I spent about 24 years in the US Navy Civil Engineer Corps – 11 years on active duty and 13 years in the Reserves. During my 11 years of active duty I had assignments in:

  • Public Works – I was the Assistant Public Works Officer at the Naval Air Station Willow Grove in Pennsylvania
  • The Seabees – I was assigned to the Naval Mobile Construction Battalion (NMCB) FOUR– a 570 person, self-contained (with its own doctor, dentist, chaplain, carpenters, electricians, plumbers, steel workers, equipment operators, equipment mechanics, engineering aids, equipment, weapons, etc.) deployable construction battalion.
  1. During my first deployment (8 ½ months) to Naval Air Station, Sigonella Sicily in Italy, I was the S-2 (Plans & Training Officer) which included Plans, Training, Weapons, Communications and Security
  2. My second deployment (7 ½ months) to Naval Station Roosevelt Roads, Puerto Rico, I was the C-6 (Charlie Company Commander) where I was responsible for about 70 carpenters and steel workers acting as a construction company
  • Two tours as an Owner’s Rep managing civilian construction projects for the Navy. 1st was as an Assistant Resident Officer in Charge of Construction (AROICC) in Adak Alaska and the 2nd was as the Assistant Officer in Charge then the Officer in Charge / Warranted Contracting Officer of NAVFAC Contracts at Griffiss Air Force Base in Rome, New York.

What led you to PMA?
Destiny maybe? While I liked all of the three different assignment types I had in the Navy, I liked the Owner’s Project Management assignments the best.
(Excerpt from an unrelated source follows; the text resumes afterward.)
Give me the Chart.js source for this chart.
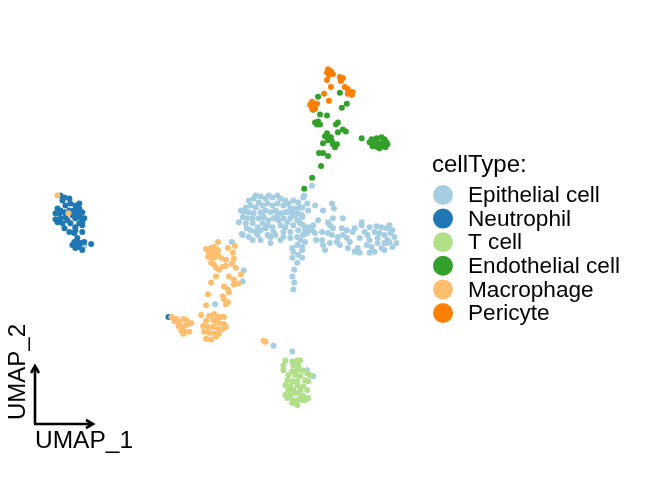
<!DOCTYPE html>
<html>
<head>
<meta charset="utf-8">
<script src="https://cdn.jsdelivr.net/npm/chart.js@4/dist/chart.umd.min.js"></script>
<style>
html,body{margin:0;padding:0;background:#fff;}
#wrap{width:650px;height:480px;position:relative;}
</style>
</head>
<body>
<div id="wrap"><canvas id="c" width="650" height="480"></canvas></div>
<script>
// Cell types and colours (legend order)
const cellTypes = ["Epithelial cell","Neutrophil","T cell","Endothelial cell","Macrophage","Pericyte"];
const cellColors = ["#A6CEE3","#1F78B4","#B2DF8A","#33A02C","#FDBF6F","#FF7F00"];
const legendTitle = "cellType:";
const axisNames = ["UMAP_1","UMAP_2"];

// Embedding coordinates (UMAP_1, UMAP_2 in plot units; UMAP_2 grows downward in these units)
const epithelial = [
[268,195],[272,197],[277,195],[265,198],[293,200],[298,202],
[248,200],[253,198],[258,202],[250,205],[245,207],[255,207],[262,205],[267,203],[272,205],[277,203],[283,205],[288,203],[295,208],[300,207],
[243,212],[248,212],[253,213],[260,212],[265,210],[270,212],[275,210],[280,213],[287,212],[292,213],[298,213],
[242,217],[247,218],[252,218],[258,218],[263,217],[268,220],[273,218],[278,220],[283,218],[290,218],[297,220],[302,217],
[245,223],[252,223],[257,227],[262,223],[267,225],[272,227],[280,225],[285,227],[293,225],[300,223],
[250,230],[255,232],[260,230],[265,228],[273,232],[283,232],[290,232],[298,230],
[242,235],[248,237],[257,235],[267,235],[270,237],[275,235],[290,238],[297,237],[303,235],
[240,210],[238,222],[246,228],[252,240],[260,240],[270,243],[280,240],[285,212],[290,208],[280,198],[285,200],[260,196],[255,195],
[300,240],[305,230],[262,213],[277,215],[287,222],[295,215],[283,237],
[297,245],[292,248],[302,247],[293,252],[298,255],[292,258],[302,258],[297,263],
[294,270],[292,277],[294,283],[293,290],
[312,185],[304,195],[303,197],
[307,203],[308,210],[315,205],[323,210],[332,203],[334,208],[302,207],[302,215],
[318,220],[333,218],[343,218],[328,222],
[303,225],[308,227],[313,225],[312,230],[330,225],[333,228],[342,228],[347,230],[353,232],[362,222],[362,225],[370,227],[365,232],[377,226],[382,227],[387,228],[390,225],[393,230],
[307,233],[315,233],[322,232],[328,233],[332,235],[338,237],[343,235],[347,238],[360,238],[368,235],[378,238],[385,235],[388,240],[395,237],
[305,242],[322,240],[323,245],[330,243],[337,242],[350,242],[358,248],[367,245],[372,247],[378,243],[385,243],[390,242],[397,243],
[302,250],[325,250],[348,248],[355,252],[360,253],[370,253],[375,252],[382,248],[387,243],
[375,232],[380,233],[391,233],[393,247],[370,240],[385,250],[355,228],[340,245],[316,240],
[241,234],[231,242],[243,271],[242,282],[214,305],
[273,347],[292,353],[307,372],[313,378],[82,246]
];
const neutrophil = [
[58,195],[62,197],[60,200],[67,198],[68,203],[63,205],[73,205],[77,203],[55,208],[58,210],[53,213],[57,213],[62,212],[67,210],[72,210],[77,208],
[80,212],[75,213],[70,215],[63,217],[58,218],[55,222],[60,223],[65,220],[73,218],[78,217],[82,218],[80,222],[77,223],[68,223],[73,227],[80,225],
[62,228],[67,232],[72,233],[73,230],[80,232],[75,238],[72,242],[70,245],[75,243],[77,247],[78,243],[82,242],[73,248],[80,250],[89,244],[53,219],
[167,318]
];
const tcell = [
[285,362],[292,363],[297,362],[300,362],[283,367],[293,367],[298,367],[283,372],[292,373],[297,372],[302,372],[288,377],[295,377],[300,378],[307,375],[310,377],
[287,382],[292,383],[297,383],[305,382],[308,383],[285,387],[290,388],[297,387],[303,388],[288,392],[293,392],[300,392],[307,392],
[285,397],[290,397],[295,395],[300,397],[303,398],[287,400],[292,402],[297,402],[302,402],[292,405],[297,407],[305,402],[308,400]
];
const endothelial = [
[318,95],[340,91],[347,102],[342,106],[313,108],[320,113],[327,114],[318,120],[315,121],[317,123],[320,123],[338,121],[336,123],
[343,128],[338,131],[346,130],[327,132],[328,135],[325,135],[331,136],[332,140],[328,139],[323,142],[333,143],[337,143],[335,146],
[362,137],[372,138],[377,137],[382,136],[385,138],[375,142],[380,142],[383,142],[387,141],[373,145],[378,146],[383,145],[388,143],[380,147],[370,141],[386,146],[376,140],
[323,152],[319,152],[328,155],[321,165],[312,177],[304,188]
];
const macrophage = [
[217,242],[227,248],[234,246],[205,249],[210,248],[213,247],[217,250],[208,253],[212,253],[207,257],[210,258],[213,258],[217,255],[220,258],[225,260],[232,253],[233,259],
[210,263],[213,265],[215,268],[218,270],[222,267],[225,266],[231,264],[235,268],[215,277],[228,277],[240,275],[233,280],[210,283],[223,287],[227,290],[228,293],[238,284],[233,285],
[207,295],[222,297],[223,300],[225,305],[227,303],[205,306],
[200,316],[205,322],[208,317],[213,315],[217,318],[220,318],[223,318],[212,321],[215,323],[218,324],[223,325],[202,327],[207,328],[212,328],[217,330],[222,330],[225,328],[203,333],[208,334],[213,335],[218,335],[205,340],[210,341],[215,338],
[170,318],[173,322],[175,320],[178,323],[182,320],[185,321],[187,325],[190,324],[177,327],[183,327],[180,332],[183,333],[188,333],[182,335],
[55,195],[66,213],[263,342],[265,343]
];
const pericyte = [
[328,67],[331,69],[333,72],[329,73],[327,70],[327,78],[340,75],[343,76],[341,79],[331,85],
[345,85],[348,87],[350,90],[353,90],[352,93],[348,92],[324,92],[329,99],
[312,100],[310,103],[313,103],[317,102],[315,107],[312,107]
];

const groups = [epithelial, neutrophil, tcell, endothelial, macrophage, pericyte];

const datasets = groups.map((g, i) => ({
  label: cellTypes[i],
  data: g.map(p => ({x: p[0], y: p[1]})),
  backgroundColor: cellColors[i],
  borderWidth: 0,
  pointRadius: 3,
  pointHoverRadius: 3,
  order: groups.length - i
}));

const FONT = "'Liberation Sans', Arial, Helvetica, sans-serif";

const decorPlugin = {
  id: 'decor',
  afterDraw(chart) {
    const ctx = chart.ctx;
    ctx.save();
    // legend
    ctx.fillStyle = '#000';
    ctx.textBaseline = 'alphabetic';
    ctx.textAlign = 'left';
    ctx.font = '24px ' + FONT;
    ctx.fillText(legendTitle, 432, 172);
    const y0 = 195, dy = 23.6;
    cellTypes.forEach((name, i) => {
      const y = y0 + i * dy;
      ctx.beginPath();
      ctx.fillStyle = cellColors[i];
      ctx.arc(443, y, 10, 0, Math.PI * 2);
      ctx.fill();
      ctx.fillStyle = '#000';
      ctx.textBaseline = 'middle';
      ctx.font = '22.6px ' + FONT;
      ctx.fillText(name, 468, y + 1);
    });
    // axis arrows
    ctx.strokeStyle = '#000';
    ctx.lineWidth = 2.6;
    ctx.lineCap = 'butt';
    ctx.beginPath();
    ctx.moveTo(35, 424);
    ctx.lineTo(35, 366);
    ctx.moveTo(34, 424);
    ctx.lineTo(93, 424);
    ctx.stroke();
    ctx.lineJoin = 'miter';
    ctx.beginPath();
    ctx.moveTo(31, 373); ctx.lineTo(35, 366); ctx.lineTo(39, 373);
    ctx.moveTo(86, 420); ctx.lineTo(93, 424); ctx.lineTo(86, 428);
    ctx.stroke();
    // axis labels
    ctx.fillStyle = '#000';
    ctx.textBaseline = 'alphabetic';
    ctx.font = '24.5px ' + FONT;
    ctx.fillText(axisNames[0], 35, 448);
    ctx.translate(25, 420);
    ctx.rotate(-Math.PI / 2);
    ctx.font = '24px ' + FONT;
    ctx.fillText(axisNames[1], 0, 0);
    ctx.restore();
  }
};

new Chart(document.getElementById('c'), {
  type: 'scatter',
  data: { datasets },
  options: {
    responsive: false,
    animation: false,
    layout: { padding: 0 },
    plugins: { legend: { display: false }, tooltip: { enabled: false } },
    scales: {
      x: { display: false, min: 0, max: 650 },
      y: { display: false, min: 0, max: 480, reverse: true }
    }
  },
  plugins: [decorPlugin]
});
</script>
</body>
</html>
In 1984 I was involved in a “large” (by Navy standards at that time) $2 million claim while in Adak, Alaska. I was so busy working on my day to day assignments that I did not have time to work on the claim. As a result, the Navy hired a PMA competitor to analyze the claim and provide me support. I remember sitting in my conference room listening to the claims consultant running through its analysis and thinking to myself, “I could do that. And if I did, where would it be? It would probably be in Boston because that would be the closest to home (northern Maine). I could get a job like that.”

When I was getting out of the Navy in January 1993 I answered an advertisement PMA placed in ENR to work on the Big Dig in Boston and the rest is history.